I recently had an outing on the Avon at Monkton with my old pairs partner from university days. It was amazing to be rowing with John again after a gap of nearly forty years and it set me thinking about the two Avons we'd rowed on, the illusory nature of time and how 'nothing is ever for nothing' as they say.
John and I attended rival rowing schools at Kingston upon Thames and had then rowed under Kingston R.C. colours before being thrown together as undergraduates at Warwick at the start of the second year of that university's existence. Whilst friends from our school VIIIs had gone on to earn Blues, Purples and Palatines, we were stranded, or so it seemed, in something of a rowing wilderness in deepest Warwickshire.
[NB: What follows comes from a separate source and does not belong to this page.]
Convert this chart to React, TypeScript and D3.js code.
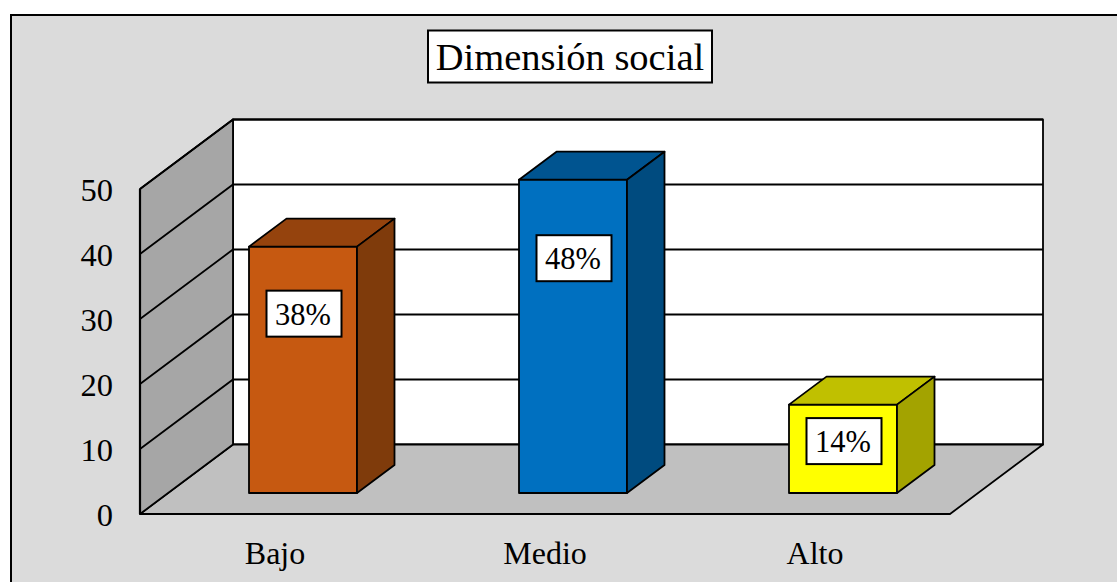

In our first year at Warwick, we organised transport twice a week to go and row at Stratford-on-Avon, but we received a less than warm reception from the 'old guard' there, who were hostile to the idea of undergraduates using anything but the most dilapidated of the club's equipment. Accordingly, John and I determined to found a separate university club. Canoeing down the Avon from Leamington Spa, I discovered an unexpected, private stretch of river extending some three miles from the weir at Warwick Castle down to the weir at Barford. Deep, broad in places and with some good, straight reaches - it was the answer to our prayers! Next, we set about discovering who owned the water and how and where to site a boathouse and raft. Fortunately, half the stretch turned out to be owned by a friend of the university who persuaded the other riparian owner, Lord Warwick, to allow us to row over the whole stretch. We were also given land with vehicular access and river frontage for £1 a year peppercorn rent. Lastly, we persuaded the university to dismantle and relocate a redundant builders' shed from the original university construction site and to construct a raft.
Our first competitive crew was a senior coxless IV stroked by Old Radleian, Diegan Morris whose parents lived near Wallingford. Diegan's brothers were Culain and fellow Old Radleian, Sean Morris (Oxford blue boat '63 and '65). I coached Culain's son, Jeremy in the '94 MCSBC 1st VIII and through the good offices of Sean we were put in touch with the Captain of Wallingford R.C. - incredibly, none other than Monkton's own Carl Purchase - who kindly let us have two old clinker IVs to start off the novices at Warwick. Moving closer still in time, James Nickless (whom I coached in the '96 MCSBC 1st VIII) went from Monkton to Warwick where he rowed in a successful university 1st VIII ...
Little did I realise forty years ago what a chain of events was being set off on two Avons. Thanks John, it was great to get out on the (albeit a different) Avon again and may both rivers continue to be homes to oarsmen and oarswomen for many years to come.